The flat, open terrain means pressure from other hunters is visible and disperses easily. The straightforward road access means accessible areas likely receive more attention, making off-road scouting and relationship-building with landowners essential for productive hunting.
Boundaries & Context
Unit 2J1 encompasses roughly 1,935 square miles of northwestern North Dakota prairie, dominated by private agricultural land with minimal public access. The landscape is characterized by nearly flat terrain with subtle elevation changes, ranging between roughly 1,650 and 2,250 feet across the unit. The McClusky Canal runs through the area as a notable water feature.
This is high-prairie country where visibility extends for miles in most directions, with access concentrated along an extensive network of county roads and highways that crisscross the unit in a grid pattern.
Water & Drainages
Water is the dominant feature shaping this unit. Abundant lakes, ponds, and sloughs are distributed throughout, with the McClusky Canal providing additional surface water running east-west. Seasonal wetlands and smaller ponds supplement the named water bodies, creating a network of reliable sources across the prairie.

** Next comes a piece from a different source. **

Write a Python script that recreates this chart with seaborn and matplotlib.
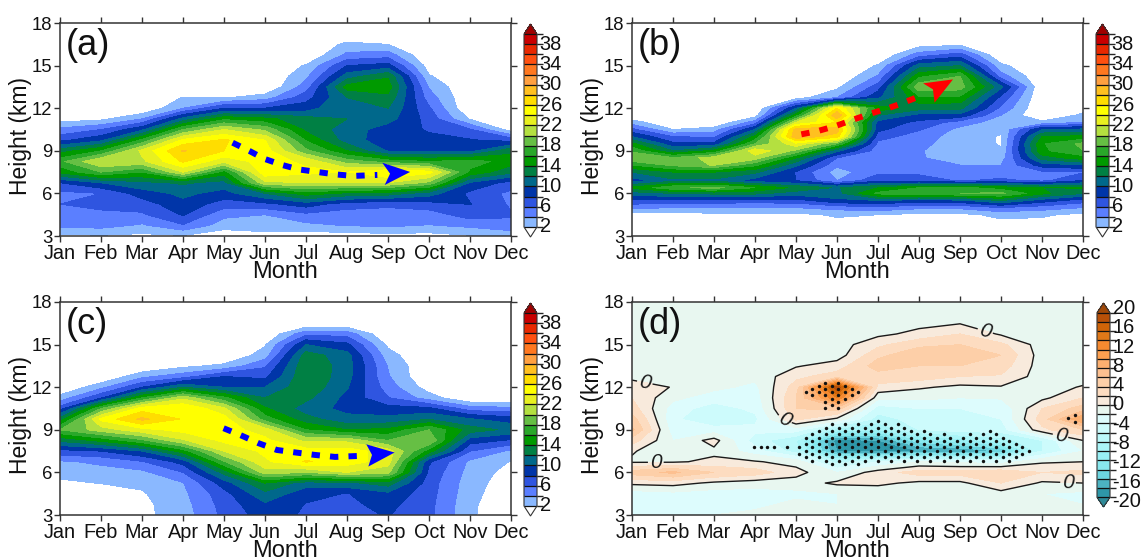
import numpy as np
import matplotlib
matplotlib.use("Agg")
import matplotlib.pyplot as plt
from matplotlib.colors import ListedColormap, BoundaryNorm
import seaborn as sns

months = ["Jan","Feb","Mar","Apr","May","Jun","Jul","Aug","Sep","Oct","Nov","Dec"]
height_ticks = [3,6,9,12,15,18]
heights = [3,3.75,4.5,5.25,6,6.75,7.5,8.25,9,9.75,10.5,11.25,12,12.75,13.5,14.25,15,15.75,16.5,17.25,18]
heights_b = [3,4.5,5,5.5,6,6.4,6.9,7.5,8,8.5,9,9.5,10,10.5,11,11.5,12,12.75,13.5,14.25,15,15.75,16.5,18]

# one list per month, from 3 km upward
panel_a = [
 [1.5,4.5,5.2,6,5.5,8,14.5,17.5,13,7.5,4.5,1],
 [1.8,4.8,5.6,6.5,6,10,18,22,16,9.5,6,1.5],
 [1.5,3.7,5.7,7,9,11.5,16,21.5,22.5,16.5,9.5,4],
 [1.8,5.8,8.2,9.4,10.5,12.3,22,26.3,28.2,24.5,18,10.7,4,2.1],
 [0.5,3,4.5,7,9.2,11.3,15,22.5,26,26.3,22,15.5,8,1.8],
 [1,3.5,4,7.5,12,21.5,25.5,25,25,24,19.5,14.5,8,3],
 [0.8,3.5,5.5,9,15,22,24.5,23.5,18.5,15.8,13.5,12.8,9,7.2,5,3.5,2.2],
 [1,4.1,5,7,13.5,22,24,19,14,11,11,12,12,12,14.8,11,8,4.5,2.5],
 [1.2,4.4,5,6.5,13,22,26,17,9.8,8.8,9,10.8,12,13.5,15,13.8,8.8,5,2],
 [1.2,3.9,5,7.2,11,19.5,24.8,16,9.5,8.5,7.8,7.2,6.3,5,3.8,2.2,1],
 [1.8,4.5,7,8.1,7.5,9.8,15.5,17,9.3,8.2,6.2,1.8],
 [2.5,5.5,6.2,5.7,5.5,7.2,12.5,15,13.5,7.3,1],
]
panel_b = [
 [0,1,4.6,7.5,11,14.5,9,12,16,20,17.5,14.5,10,6.5,3],
 [0,1,4,7.2,12,17.5,11.5,14,18.5,18.3,12,8.5,6,2],
 [0,1.5,4,7.2,12.5,18.7,11.5,14,20.2,21,14.5,8.5,5.6,3],
 [0,1.5,4,7,12.5,16,9,12.5,16.5,21,23.5,18,14.5,10,5,1],
 [0,1.5,4,7.2,11,13.5,8,7.8,10.5,14,19.5,23.5,29.5,29,22,15,10,1],
 [0,2.3,4.8,9.5,11.3,11.8,4,3,4.5,6,10.5,18,27,29,26,30,26,4,1.5],
 [0,2,5.5,10,16.5,14,7.5,5.5,5,4.8,5,5.5,6.8,8.5,9.3,12,15.2,9.5,7,4.2,2.2],
 [0,1.5,4.5,9,17.5,16,7,5.5,4.5,4.2,4.2,4.5,5,6.2,7.5,9.3,12.8,15.5,19.5,15.5,11,5,1],
 [0,1.5,4.5,9.5,18,16.5,5.8,4.6,4,3,2.6,3,3,3.4,5,9.3,12.5,15.5,19,18,12,7,1.5],
 [0,2.5,6,12,18.5,15,6.5,4.6,4,3,2.2,1.85,1.85,2.3,3,4,5.5,7.5,10.5,5,2.5],
 [0,2.3,5,9,14.5,14,5.5,5.5,9,13,15.5,15.8,14,10,2.5],
 [0,1.5,4,7,12,14.2,8,5.8,10,15,18,18.5,14.5,10.5,4,2.5,1],
]
panel_c = [
 [0,0,0,1.5,2.8,3.7,7.3,12.5,18,13,7,2.8],
 [0,0,0,2.1,3.2,4.4,8,14.5,21,24.5,18,7.8,3.4],
 [1.5,1.5,1.8,2.4,3.5,5.8,10,17.5,23.3,28.5,25,16,8,3.5],
 [3,3.2,3.5,3.9,6,8.8,15,21.7,24.7,25.8,26,21.5,12,5.2,1.5],
 [6.5,6.8,7.3,9,12.7,17.8,22,24.5,25,25,22.4,16.5,10,8,2.5],
 [9,9.7,11.5,14,21,23.6,24.5,24.5,23,17,14.3,12,10,7.5,5.7,3,1.8],
 [7.7,7.9,8.7,11,20,26.2,25,21.5,16,12.8,11,12.5,13.5,13.8,13.7,13,10,5.5],
 [7.5,7.6,7.9,11.5,22,25,25,21.5,14,10.6,9.4,9.4,10.2,10.8,11,10.8,8.5,5.2],
 [8.1,8.6,9.5,13,20.5,23,23,18,14.5,10.6,8.8,6.1,5,4.2,3.9,2.8,1.6],
 [6.5,6.6,6.8,7,7.5,8.3,15,20,18,12,8.5,3,1],
 [2.4,2.5,2.7,2.9,3.2,3.6,6,9,13,10.2,5],
 [0,0,0.5,0.8,1.2,1.9,3.6,7.7,11.5,9,4.5],
]
panel_d = [
 [-2,-3,-3,0.5,5,-0.3,0.2,3,6.5,5,3,2,1,-0.5],
 [-2.5,-3,-2.5,0.8,6.5,-0.3,-1.5,-2,-3,-3.5,-3,-1.5,-0.1],
 [-2,-3,-3,-0.4,4,0.5,-0.5,0.8,-3,-6,-5,-3,-1.5],
 [-1.5,-2.5,-3,-1,3,0.2,-3,-5,-3.5,-4.5,-3.5,-3,-2.5,-1.5],
 [-1,-1.5,-2.5,-1,0.8,-0.8,-7,-8,-3,2.5,4,4,3,1.5,-0.2],
 [-1.5,-2,-2,0.4,-2,-7,-18,-19,-9,-0.5,5,14,19.5,3,1],
 [-1,-1,-1.5,0.5,1,-4,-19,-18,-10,-7,-5,-1.5,1.5,3,5,3.5,1.5,-0.5],
 [-0.5,-1,-0.8,-0.5,3,-2,-18,-13,-6,-5,-4,-1.5,0.3,3,4,5.5,3.5,0.6,-0.6],
 [-1,-0.5,-0.8,-0.5,3,-2.5,-18,-11,-5,-5,-4,-2,-0.5,2,4,5.5,4,2,-0.1],
 [-1,-0.8,-0.8,2,3.5,-3,-16,-9,-5,-4,-3.5,-1.8,-0.2,1.8,3,4,2.5,-0.3],
 [-0.5,-1.5,-2,-0.3,2,-0.3,-6,-6,1.5,3,2,-0.5],
 [-1,-2,-2.5,0,2.5,0,-2,0,4,10,5,2,0.2],
]

levels_wind = list(range(2,42,2))
levels_diff = list(range(-20,22,2))
colors_wind = ["#8ab8ff","#5b7fff","#2f55e0","#0035a8","#00688b","#008044","#009a00","#2aa82a","#66bf44",
               "#b4e040","#e8f020","#ffff00","#ffdd00","#ffc020","#ffa040","#ff7820","#ff5010","#e82800","#c80000"]
colors_diff = ["#2e97a8","#4cb3c2","#6dd5e0","#88e8ee","#99f0f5","#aaf5f8","#bbf8fa","#cdfbfc","#ddfcfd","#e8f7f0",
               "#f8eadc","#fddcc0","#fdcfa8","#fdc090","#fdb070","#fda050","#f58a30","#e07818","#d06408","#b85008"]

# significance stippling: lattice columns (top row, bottom row)
stip_low_top = [8,5,4,3,2,1,2,1,2,1,2,1,0,1,2,1,2,3,4,3,4,5,4,5,6,5,4,5,4,3,4,5,6,7,8,9]
stip_low_bot = [10,11,12,11,12,13,12,13,12,13,12,11,12,11,12,11,12,11,12,11,12,11,12,11,12,11,12,11,12,11,12,11,12,11,10,9]
stip_high_rows = [[3],[2,4],[1,3],[0,2,4,6,8],[1,3,5,7],[0,2,4,6,8],[1,3,5],[2,4],[3]]
stip_extra_x = [2.98,3.15,3.3,3.47,3.79,10.63,10.8,10.8]
stip_extra_y = [7.76,7.76,7.76,7.76,7.76,9.81,10.05,9.58]

arrow_a_x = [4.21,4.62,4.97,5.42,5.82,6.27,6.71,7.16,7.74]
arrow_a_y = [9.57,8.99,8.45,8.0,7.69,7.51,7.34,7.23,7.3]
head_a = ([8.54,7.86,8.05,7.92],[7.51,8.16,7.39,6.59])
arrow_b_x = [4.13,4.53,4.97,5.42,5.82,6.22,6.58,7.03]
arrow_b_y = [10.16,10.39,10.75,11.22,11.62,11.97,12.34,12.86]
head_b = ([7.83,7.10,7.34,7.38],[14.03,13.75,13.33,12.39])
arrow_c_x = [3.99,4.39,4.84,5.29,5.78,6.22,6.71,7.29]
arrow_c_y = [9.11,8.64,8.06,7.58,7.39,7.23,7.09,7.16]
head_c = ([8.16,7.47,7.61,7.52],[7.40,7.98,7.23,6.41])

zero_labels = [(0.33,12.6),(0.58,7.0),(3.74,9.9),(8.66,16.4),(10.46,8.7),(10.64,5.6)]

sns.set_theme(style="ticks")
plt.rcParams["font.family"] = ["Liberation Sans", "DejaVu Sans"]
W, H = 1144, 560
fig = plt.figure(figsize=(W/100, H/100), dpi=100)

def rect(l, t, r, b):
    return [l/W, 1-b/H, (r-l)/W, (b-t)/H]

def grid(rows, nh, fill):
    return np.array([r + [fill]*(nh-len(r)) for r in rows], float).T

def panel(pos, cpos, z, hs, levels, cols, under, over, label, stretch=1.0):
    ax = fig.add_axes(rect(*pos))
    cmap = ListedColormap(sns.color_palette(cols, len(cols)))
    cmap.set_under(under); cmap.set_over(over)
    norm = BoundaryNorm(levels, cmap.N)
    cf = ax.contourf(np.arange(12), hs, z, levels=levels, cmap=cmap, norm=norm, extend="both")
    ax.set_xlim(0,11); ax.set_ylim(3,18)
    ax.set_xticks(range(12)); ax.set_xticklabels(months)
    ax.set_yticks(height_ticks)
    ax.tick_params(axis="both", which="both", direction="out", length=4, width=1, color="#333333",
                   labelcolor="#111111", pad=1.5, top=True, right=True)
    ax.tick_params(axis="x", labelsize=14.3)
    ax.tick_params(axis="y", labelsize=13.3)
    for s in ax.spines.values():
        s.set_linewidth(1.1); s.set_color("#333333")
    ax.set_xlabel("Month", fontsize=17, labelpad=-1.5, color="#111111")
    ax.set_ylabel("Height (km)", fontsize=16.5, labelpad=0, y=0.47, color="#111111")
    ax.text(0.13, 16.4, label, fontsize=26, va="center", ha="left", color="#111111")
    cax = fig.add_axes(rect(*cpos))
    cb = fig.colorbar(cf, cax=cax, extend="both", extendfrac=0.052, drawedges=True)
    cb.set_ticks([])
    cb.dividers.set_color("#111111"); cb.dividers.set_linewidth(0.9)
    cb.outline.set_edgecolor("#333333"); cb.outline.set_linewidth(0.8)
    lo, hi = levels[0], levels[-1]
    for v in levels[::2]:
        if hi == 40 and v == 40:
            continue
        frac = 0.5 + ((v-lo)/(hi-lo)-0.5)*stretch
        cax.text(1.2, frac, str(v), transform=cax.transAxes, fontsize=14.4, va="center", ha="left",
                 color="#111111", clip_on=False)
    return ax

def arrow(ax, xs, ys, head, color):
    sns.lineplot(x=xs, y=ys, ax=ax, color=color, sort=False, estimator=None, lw=4.3,
                 linestyle=(0,(1.4,1.7)), dash_capstyle="butt", legend=False)
    ax.fill(head[0], head[1], color=color, lw=0, zorder=5)

axa = panel((60,23,511,236),(524,24,537,237), grid(panel_a,len(heights),0), heights, levels_wind, colors_wind, "white", "#a00000", "(a)")
arrow(axa, arrow_a_x, arrow_a_y, head_a, "#0000ff")
axb = panel((632,23,1083,236),(1096,24,1109,237), grid(panel_b,len(heights_b),0), heights_b, levels_wind, colors_wind, "white", "#a00000", "(b)")
arrow(axb, arrow_b_x, arrow_b_y, head_b, "#ff0000")
axc = panel((60,302,511,515),(524,303,537,516), grid(panel_c,len(heights),0), heights, levels_wind, colors_wind, "white", "#a00000", "(c)")
arrow(axc, arrow_c_x, arrow_c_y, head_c, "#0000ff")
D = grid(panel_d,len(heights),-1)
axd = panel((632,302,1083,515),(1097,303,1110,507), D, heights, levels_diff, colors_diff, "#2e8a98", "#a04808", "(d)", stretch=1.043)
cs = axd.contour(np.arange(12), heights, D, levels=[0], colors="k", linewidths=1.0)
for t in axd.clabel(cs, fmt="%d", manual=zero_labels, fontsize=15, inline=True, inline_spacing=2):
    t.set_fontstyle("italic")

sx, sy = [], []
for k,(t,b) in enumerate(zip(stip_low_top, stip_low_bot)):
    for r in range(t, b+1, 2):
        sx.append(4.08+0.16*k); sy.append(9.62-0.233*r)
for c,rows in enumerate(stip_high_rows):
    for r in rows:
        sx.append(4.235+0.16*c); sy.append(12.33-0.228*r)
sx += stip_extra_x; sy += stip_extra_y
sns.scatterplot(x=sx, y=sy, ax=axd, color="#111111", s=6, linewidth=0, zorder=6, legend=False)

fig.savefig("out.png", dpi=100)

Apple Creek, Yanktonai Creek, and Random Creek provide drainage corridors where water persists and vegetation concentrates. Stony Slough offers another potential water and cover feature. In a semi-arid prairie setting, this abundance of water is exceptional and becomes the primary factor determining where deer concentrate—particularly crucial during dry periods when watering opportunities become predictable and huntable.
Hunting Strategy
Both mule deer and white-tailed deer inhabit this prairie unit, with white-tails generally more numerous in the northern plains. The flat grassland with scattered cover and abundant water creates predictable movement patterns—deer concentrate around wetlands and lakes, particularly during the rut when water sources and cover patches become focal points. Early-season hunting benefits from glassing the open country from the low buttes or ridge lines; pre-rut deer move between cover and feeding areas across visible distances.
The lack of elevation change means late-season movement is driven by water availability and snow cover rather than vertical migration. Success depends almost entirely on scouting specific water sources and cover where deer concentrate, then securing access through landowner relationships—road-hunting the open country yields few opportunities without permission.